Beberapa negara CEE juga menghadapi kekurangan tenaga kerja di pasar domestik karena emigrasi. Menurut Bank Dunia, Slovenia menghadapi angka migrasi bersih tertinggi di negara-negara CEE, mencapai 4.568 orang pada tahun 2021. Migrasi bersih adalah rasio tahunan dengan mempertimbangkan imigrasi dan emigrasi. Sementara angka emigrasi bersih di Rumania adalah yang paling rendah, dengan kehilangan 12.724 warga negara akibat emigrasi.
Situasi ini juga berubah setelah Rusia menginvasi Ukraina, yang berdampak signifikan terhadap pasokan tenaga kerja di wilayah tersebut. Saat ini, Polandia menampung jumlah pengungsi tertinggi dari Ukraina, diperkirakan mencapai 1 juta.
Pekerja asing dari Filipina dan Asia Selatan
Tahun 2021, pemerintah Rumania menyetuju peningkatan jumlah visa yang dapat diberikan kepada pekerja asing untuk tahun 2022 menjadi 100.000 visa. Jumlah karyawan asing yang bekerja di Rumania hanya sekitar 1,1%.
Pemerintah Rumania mengatakan siap menerima 100.000 pekerja non-Uni Eropa pada tahun 2023. Rumania membuka pintunya bagi pekerja terampil dari Bangladesh, dengan pekerjaan di sektor pertanian, konstruksi, dan jasa.
Sementara di Hongaria, ada lebih dari 4,7 juta pekerja dan 85.000 di antaranya adalah orang asing, menurut Kantor Pusat Statistik Hongaria.
Situasi serupa juga bisa dilihat di Polandia. Tomasz Danel, wakil konsul Kedutaan Besar Polandia di Manila, mengatakan kepada portal berita online yang berbasis di Filipina, The Freeman, bahwa Polandia membutuhkan pekerja konstruksi, tukang las, tukang pipa, pengemudi, dan pekerja kerah biru lainnya.
"Polandia menjadi semakin populer di kalangan orang Filipina sebagai negara tujuan untuk bekerja dan jumlahnya terus bertambah setiap tahun," kata Danel.
Sebuah studi oleh Institut Ekonomi Polandia dan bank pembangunan Polandia, BGK, menunjukkan bahwa satu dari tiap empat perusahaan di Polandia mempekerjakan orang asing yang bukan warga negara Uni Eropa.

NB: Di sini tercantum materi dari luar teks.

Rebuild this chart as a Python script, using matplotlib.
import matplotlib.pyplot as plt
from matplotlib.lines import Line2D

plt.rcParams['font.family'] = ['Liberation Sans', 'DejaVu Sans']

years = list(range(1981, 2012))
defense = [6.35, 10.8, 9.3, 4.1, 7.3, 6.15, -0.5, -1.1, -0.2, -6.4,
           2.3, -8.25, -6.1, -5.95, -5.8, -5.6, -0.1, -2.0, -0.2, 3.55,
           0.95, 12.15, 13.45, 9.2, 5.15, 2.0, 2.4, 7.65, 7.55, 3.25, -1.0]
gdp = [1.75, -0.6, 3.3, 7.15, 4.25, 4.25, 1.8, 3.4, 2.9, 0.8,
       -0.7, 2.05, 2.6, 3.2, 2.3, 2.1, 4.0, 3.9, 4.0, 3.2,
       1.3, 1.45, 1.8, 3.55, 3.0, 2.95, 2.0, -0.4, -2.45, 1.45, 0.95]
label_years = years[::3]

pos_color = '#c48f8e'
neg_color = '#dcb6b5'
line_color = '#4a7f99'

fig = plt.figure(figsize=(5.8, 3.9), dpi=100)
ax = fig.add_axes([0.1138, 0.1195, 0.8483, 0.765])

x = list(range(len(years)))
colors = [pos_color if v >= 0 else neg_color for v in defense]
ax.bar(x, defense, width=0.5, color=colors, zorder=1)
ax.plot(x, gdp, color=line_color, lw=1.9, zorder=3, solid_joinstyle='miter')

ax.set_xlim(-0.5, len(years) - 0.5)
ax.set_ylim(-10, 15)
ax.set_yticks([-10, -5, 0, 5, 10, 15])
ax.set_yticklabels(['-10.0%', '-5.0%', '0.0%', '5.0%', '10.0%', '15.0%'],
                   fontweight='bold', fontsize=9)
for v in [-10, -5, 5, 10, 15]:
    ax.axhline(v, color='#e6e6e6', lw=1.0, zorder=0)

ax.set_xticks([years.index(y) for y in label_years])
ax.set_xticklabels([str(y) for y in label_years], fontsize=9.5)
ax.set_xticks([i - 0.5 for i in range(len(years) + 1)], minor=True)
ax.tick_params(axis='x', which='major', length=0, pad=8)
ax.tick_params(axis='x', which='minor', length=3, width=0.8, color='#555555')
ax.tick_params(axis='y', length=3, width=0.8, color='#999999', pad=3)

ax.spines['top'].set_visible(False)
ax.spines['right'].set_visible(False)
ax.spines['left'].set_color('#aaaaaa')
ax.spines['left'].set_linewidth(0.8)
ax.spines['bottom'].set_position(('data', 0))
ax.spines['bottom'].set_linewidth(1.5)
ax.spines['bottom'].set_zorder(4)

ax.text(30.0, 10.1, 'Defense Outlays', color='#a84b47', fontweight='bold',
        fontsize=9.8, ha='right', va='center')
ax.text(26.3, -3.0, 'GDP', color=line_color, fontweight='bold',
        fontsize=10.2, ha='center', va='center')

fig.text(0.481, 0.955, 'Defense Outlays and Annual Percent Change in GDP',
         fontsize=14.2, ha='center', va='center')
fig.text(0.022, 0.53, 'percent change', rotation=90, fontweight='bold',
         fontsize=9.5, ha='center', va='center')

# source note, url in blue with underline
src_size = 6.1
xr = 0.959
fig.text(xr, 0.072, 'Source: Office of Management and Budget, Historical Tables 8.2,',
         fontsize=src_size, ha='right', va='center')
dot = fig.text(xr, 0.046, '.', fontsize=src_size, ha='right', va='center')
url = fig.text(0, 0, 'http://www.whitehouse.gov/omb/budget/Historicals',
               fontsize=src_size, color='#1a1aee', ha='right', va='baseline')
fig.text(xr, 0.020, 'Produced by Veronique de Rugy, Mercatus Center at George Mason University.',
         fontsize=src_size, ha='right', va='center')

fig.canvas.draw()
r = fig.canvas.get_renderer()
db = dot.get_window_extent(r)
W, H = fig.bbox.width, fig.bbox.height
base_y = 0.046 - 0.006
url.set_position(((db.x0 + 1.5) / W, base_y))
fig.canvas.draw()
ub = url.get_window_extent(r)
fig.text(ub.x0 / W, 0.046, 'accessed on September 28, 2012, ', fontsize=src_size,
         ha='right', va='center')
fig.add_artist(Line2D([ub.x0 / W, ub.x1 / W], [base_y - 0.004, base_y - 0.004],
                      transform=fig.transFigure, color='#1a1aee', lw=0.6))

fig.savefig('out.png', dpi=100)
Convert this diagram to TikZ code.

Sementara di Republik Ceko, hampir satu juta orang asing bekerja di sana per akhir Desember 2022, menurut data resmi pemerintah. Jumlah ini setara dengan 15% dari tenaga kerja dewasa. Kurang dari setengahnya berasal dari negara-negara UE.
Di sebagian besar negara CEE, integrasi tetap menjadi masalah. Namun ini bukan hambatan bagi Shourya Singh dari India. "Secara profesional, saya tidak melihat banyak kekurangan, kecuali di bidang bahasa," katanya kepada DW sambil tersenyum. "Dan dengan bantuan Google Translate, tentunya."